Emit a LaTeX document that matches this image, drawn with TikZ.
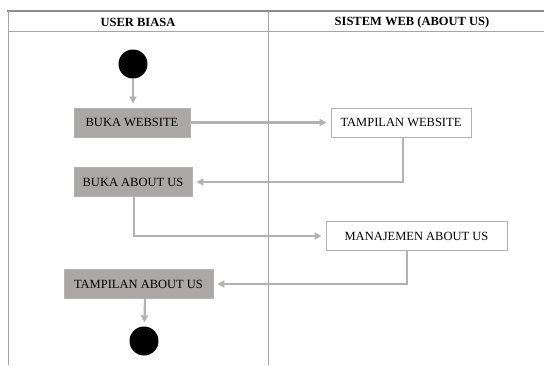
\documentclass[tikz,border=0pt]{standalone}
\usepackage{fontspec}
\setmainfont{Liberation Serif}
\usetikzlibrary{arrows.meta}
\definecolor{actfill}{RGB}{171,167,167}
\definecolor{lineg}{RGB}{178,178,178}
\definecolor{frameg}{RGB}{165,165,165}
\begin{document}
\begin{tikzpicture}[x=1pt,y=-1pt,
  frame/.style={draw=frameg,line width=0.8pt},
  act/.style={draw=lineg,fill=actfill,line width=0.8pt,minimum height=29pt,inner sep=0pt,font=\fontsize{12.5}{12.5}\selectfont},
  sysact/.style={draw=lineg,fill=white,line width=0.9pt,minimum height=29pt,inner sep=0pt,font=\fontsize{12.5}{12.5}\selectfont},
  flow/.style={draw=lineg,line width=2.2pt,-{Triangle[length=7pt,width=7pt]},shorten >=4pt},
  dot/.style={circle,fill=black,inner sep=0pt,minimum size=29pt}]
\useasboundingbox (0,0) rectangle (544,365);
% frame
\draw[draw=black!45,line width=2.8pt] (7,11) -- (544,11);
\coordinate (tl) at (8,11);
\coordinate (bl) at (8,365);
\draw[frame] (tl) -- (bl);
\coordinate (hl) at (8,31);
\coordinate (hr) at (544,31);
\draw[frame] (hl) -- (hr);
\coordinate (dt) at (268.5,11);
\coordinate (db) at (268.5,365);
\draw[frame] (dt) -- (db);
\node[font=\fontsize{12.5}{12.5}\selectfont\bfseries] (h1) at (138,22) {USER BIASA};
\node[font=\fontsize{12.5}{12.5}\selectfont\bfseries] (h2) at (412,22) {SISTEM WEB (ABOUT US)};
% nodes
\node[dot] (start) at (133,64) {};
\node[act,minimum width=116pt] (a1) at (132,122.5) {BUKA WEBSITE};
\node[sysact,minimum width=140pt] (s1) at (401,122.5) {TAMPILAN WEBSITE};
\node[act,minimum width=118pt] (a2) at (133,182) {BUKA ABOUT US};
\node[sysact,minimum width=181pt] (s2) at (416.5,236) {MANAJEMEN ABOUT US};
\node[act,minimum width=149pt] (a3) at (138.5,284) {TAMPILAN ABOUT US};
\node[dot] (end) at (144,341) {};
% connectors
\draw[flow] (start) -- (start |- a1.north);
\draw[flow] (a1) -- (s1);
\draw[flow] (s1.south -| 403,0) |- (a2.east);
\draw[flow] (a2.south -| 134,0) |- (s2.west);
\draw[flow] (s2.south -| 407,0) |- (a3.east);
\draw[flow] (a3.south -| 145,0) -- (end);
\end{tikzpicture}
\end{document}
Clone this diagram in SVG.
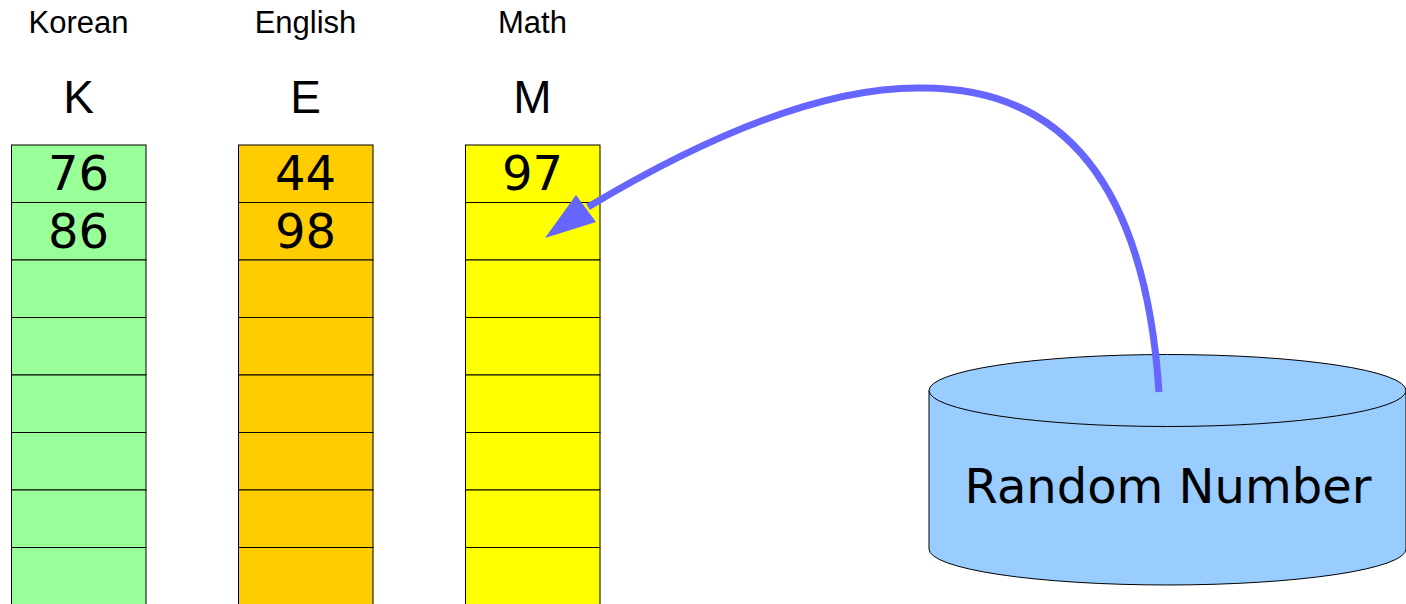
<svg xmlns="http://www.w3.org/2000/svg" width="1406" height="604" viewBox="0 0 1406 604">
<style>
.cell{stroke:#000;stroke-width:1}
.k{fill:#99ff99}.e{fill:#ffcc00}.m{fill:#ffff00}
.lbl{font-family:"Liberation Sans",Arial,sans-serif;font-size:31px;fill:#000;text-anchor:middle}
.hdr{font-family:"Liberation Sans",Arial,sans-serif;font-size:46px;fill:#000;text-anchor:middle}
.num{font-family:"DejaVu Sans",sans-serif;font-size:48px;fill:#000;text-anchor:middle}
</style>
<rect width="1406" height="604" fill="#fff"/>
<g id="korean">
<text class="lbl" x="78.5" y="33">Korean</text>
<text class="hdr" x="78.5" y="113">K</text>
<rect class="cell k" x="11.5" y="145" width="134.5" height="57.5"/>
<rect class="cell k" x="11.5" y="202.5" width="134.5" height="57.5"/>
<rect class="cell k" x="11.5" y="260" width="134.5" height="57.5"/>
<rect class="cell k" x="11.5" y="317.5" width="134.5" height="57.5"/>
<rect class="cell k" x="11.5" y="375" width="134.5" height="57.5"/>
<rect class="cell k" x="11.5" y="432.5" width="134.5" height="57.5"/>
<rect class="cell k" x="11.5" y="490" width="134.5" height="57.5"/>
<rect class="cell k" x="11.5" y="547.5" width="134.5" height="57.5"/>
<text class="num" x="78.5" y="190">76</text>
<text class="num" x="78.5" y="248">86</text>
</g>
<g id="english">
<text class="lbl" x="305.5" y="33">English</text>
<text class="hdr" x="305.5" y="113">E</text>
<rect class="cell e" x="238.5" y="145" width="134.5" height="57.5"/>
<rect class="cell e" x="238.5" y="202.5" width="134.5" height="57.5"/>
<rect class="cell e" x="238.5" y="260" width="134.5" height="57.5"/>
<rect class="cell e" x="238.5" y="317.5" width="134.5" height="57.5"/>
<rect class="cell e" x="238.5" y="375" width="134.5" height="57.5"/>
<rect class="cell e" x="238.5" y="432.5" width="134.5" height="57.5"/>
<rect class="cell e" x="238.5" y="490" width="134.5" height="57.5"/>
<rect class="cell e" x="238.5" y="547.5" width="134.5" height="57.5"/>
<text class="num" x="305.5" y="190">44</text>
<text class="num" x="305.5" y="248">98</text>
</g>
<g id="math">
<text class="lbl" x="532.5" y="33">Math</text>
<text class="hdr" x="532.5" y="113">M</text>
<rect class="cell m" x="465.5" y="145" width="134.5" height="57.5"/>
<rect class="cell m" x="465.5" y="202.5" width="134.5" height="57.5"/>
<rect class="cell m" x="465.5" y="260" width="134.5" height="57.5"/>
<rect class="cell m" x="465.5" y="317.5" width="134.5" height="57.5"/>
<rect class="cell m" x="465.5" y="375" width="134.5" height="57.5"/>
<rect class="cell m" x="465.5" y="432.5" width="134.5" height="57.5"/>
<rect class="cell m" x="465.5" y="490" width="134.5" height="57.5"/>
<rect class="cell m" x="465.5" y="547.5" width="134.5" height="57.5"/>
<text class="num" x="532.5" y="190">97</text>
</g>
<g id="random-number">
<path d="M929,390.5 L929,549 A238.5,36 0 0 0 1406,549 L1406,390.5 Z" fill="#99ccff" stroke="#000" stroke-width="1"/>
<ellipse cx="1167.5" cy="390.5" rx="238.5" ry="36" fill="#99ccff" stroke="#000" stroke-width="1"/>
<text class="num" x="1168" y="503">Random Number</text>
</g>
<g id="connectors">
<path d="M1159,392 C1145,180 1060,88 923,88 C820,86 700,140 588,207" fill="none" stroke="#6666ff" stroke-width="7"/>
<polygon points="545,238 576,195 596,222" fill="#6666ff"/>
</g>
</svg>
....
_Directions for this task_
Set down all the entries exactly as they appear, but skip any pictures.

_Correct answer_
Emit a LaTeX document that matches this image, drawn with TikZ.
\documentclass[tikz,border=0pt]{standalone}
\usepackage{fontspec}
\setmainfont{Liberation Serif}
\usetikzlibrary{arrows.meta}
\definecolor{actfill}{RGB}{171,167,167}
\definecolor{lineg}{RGB}{178,178,178}
\definecolor{frameg}{RGB}{165,165,165}
\begin{document}
\begin{tikzpicture}[x=1pt,y=-1pt,
  frame/.style={draw=frameg,line width=0.8pt},
  act/.style={draw=lineg,fill=actfill,line width=0.8pt,minimum height=29pt,inner sep=0pt,font=\fontsize{12.5}{12.5}\selectfont},
  sysact/.style={draw=lineg,fill=white,line width=0.9pt,minimum height=29pt,inner sep=0pt,font=\fontsize{12.5}{12.5}\selectfont},
  flow/.style={draw=lineg,line width=2.2pt,-{Triangle[length=7pt,width=7pt]},shorten >=4pt},
  dot/.style={circle,fill=black,inner sep=0pt,minimum size=29pt}]
\useasboundingbox (0,0) rectangle (544,365);
% frame
\draw[draw=black!45,line width=2.8pt] (7,11) -- (544,11);
\coordinate (tl) at (8,11);
\coordinate (bl) at (8,365);
\draw[frame] (tl) -- (bl);
\coordinate (hl) at (8,31);
\coordinate (hr) at (544,31);
\draw[frame] (hl) -- (hr);
\coordinate (dt) at (268.5,11);
\coordinate (db) at (268.5,365);
\draw[frame] (dt) -- (db);
\node[font=\fontsize{12.5}{12.5}\selectfont\bfseries] (h1) at (138,22) {USER BIASA};
\node[font=\fontsize{12.5}{12.5}\selectfont\bfseries] (h2) at (412,22) {SISTEM WEB (ABOUT US)};
% nodes
\node[dot] (start) at (133,64) {};
\node[act,minimum width=116pt] (a1) at (132,122.5) {BUKA WEBSITE};
\node[sysact,minimum width=140pt] (s1) at (401,122.5) {TAMPILAN WEBSITE};
\node[act,minimum width=118pt] (a2) at (133,182) {BUKA ABOUT US};
\node[sysact,minimum width=181pt] (s2) at (416.5,236) {MANAJEMEN ABOUT US};
\node[act,minimum width=149pt] (a3) at (138.5,284) {TAMPILAN ABOUT US};
\node[dot] (end) at (144,341) {};
% connectors
\draw[flow] (start) -- (start |- a1.north);
\draw[flow] (a1) -- (s1);
\draw[flow] (s1.south -| 403,0) |- (a2.east);
\draw[flow] (a2.south -| 134,0) |- (s2.west);
\draw[flow] (s2.south -| 407,0) |- (a3.east);
\draw[flow] (a3.south -| 145,0) -- (end);
\end{tikzpicture}
\end{document}
Clone this diagram in SVG.
<svg xmlns="http://www.w3.org/2000/svg" width="1406" height="604" viewBox="0 0 1406 604">
<style>
.cell{stroke:#000;stroke-width:1}
.k{fill:#99ff99}.e{fill:#ffcc00}.m{fill:#ffff00}
.lbl{font-family:"Liberation Sans",Arial,sans-serif;font-size:31px;fill:#000;text-anchor:middle}
.hdr{font-family:"Liberation Sans",Arial,sans-serif;font-size:46px;fill:#000;text-anchor:middle}
.num{font-family:"DejaVu Sans",sans-serif;font-size:48px;fill:#000;text-anchor:middle}
</style>
<rect width="1406" height="604" fill="#fff"/>
<g id="korean">
<text class="lbl" x="78.5" y="33">Korean</text>
<text class="hdr" x="78.5" y="113">K</text>
<rect class="cell k" x="11.5" y="145" width="134.5" height="57.5"/>
<rect class="cell k" x="11.5" y="202.5" width="134.5" height="57.5"/>
<rect class="cell k" x="11.5" y="260" width="134.5" height="57.5"/>
<rect class="cell k" x="11.5" y="317.5" width="134.5" height="57.5"/>
<rect class="cell k" x="11.5" y="375" width="134.5" height="57.5"/>
<rect class="cell k" x="11.5" y="432.5" width="134.5" height="57.5"/>
<rect class="cell k" x="11.5" y="490" width="134.5" height="57.5"/>
<rect class="cell k" x="11.5" y="547.5" width="134.5" height="57.5"/>
<text class="num" x="78.5" y="190">76</text>
<text class="num" x="78.5" y="248">86</text>
</g>
<g id="english">
<text class="lbl" x="305.5" y="33">English</text>
<text class="hdr" x="305.5" y="113">E</text>
<rect class="cell e" x="238.5" y="145" width="134.5" height="57.5"/>
<rect class="cell e" x="238.5" y="202.5" width="134.5" height="57.5"/>
<rect class="cell e" x="238.5" y="260" width="134.5" height="57.5"/>
<rect class="cell e" x="238.5" y="317.5" width="134.5" height="57.5"/>
<rect class="cell e" x="238.5" y="375" width="134.5" height="57.5"/>
<rect class="cell e" x="238.5" y="432.5" width="134.5" height="57.5"/>
<rect class="cell e" x="238.5" y="490" width="134.5" height="57.5"/>
<rect class="cell e" x="238.5" y="547.5" width="134.5" height="57.5"/>
<text class="num" x="305.5" y="190">44</text>
<text class="num" x="305.5" y="248">98</text>
</g>
<g id="math">
<text class="lbl" x="532.5" y="33">Math</text>
<text class="hdr" x="532.5" y="113">M</text>
<rect class="cell m" x="465.5" y="145" width="134.5" height="57.5"/>
<rect class="cell m" x="465.5" y="202.5" width="134.5" height="57.5"/>
<rect class="cell m" x="465.5" y="260" width="134.5" height="57.5"/>
<rect class="cell m" x="465.5" y="317.5" width="134.5" height="57.5"/>
<rect class="cell m" x="465.5" y="375" width="134.5" height="57.5"/>
<rect class="cell m" x="465.5" y="432.5" width="134.5" height="57.5"/>
<rect class="cell m" x="465.5" y="490" width="134.5" height="57.5"/>
<rect class="cell m" x="465.5" y="547.5" width="134.5" height="57.5"/>
<text class="num" x="532.5" y="190">97</text>
</g>
<g id="random-number">
<path d="M929,390.5 L929,549 A238.5,36 0 0 0 1406,549 L1406,390.5 Z" fill="#99ccff" stroke="#000" stroke-width="1"/>
<ellipse cx="1167.5" cy="390.5" rx="238.5" ry="36" fill="#99ccff" stroke="#000" stroke-width="1"/>
<text class="num" x="1168" y="503">Random Number</text>
</g>
<g id="connectors">
<path d="M1159,392 C1145,180 1060,88 923,88 C820,86 700,140 588,207" fill="none" stroke="#6666ff" stroke-width="7"/>
<polygon points="545,238 576,195 596,222" fill="#6666ff"/>
</g>
</svg>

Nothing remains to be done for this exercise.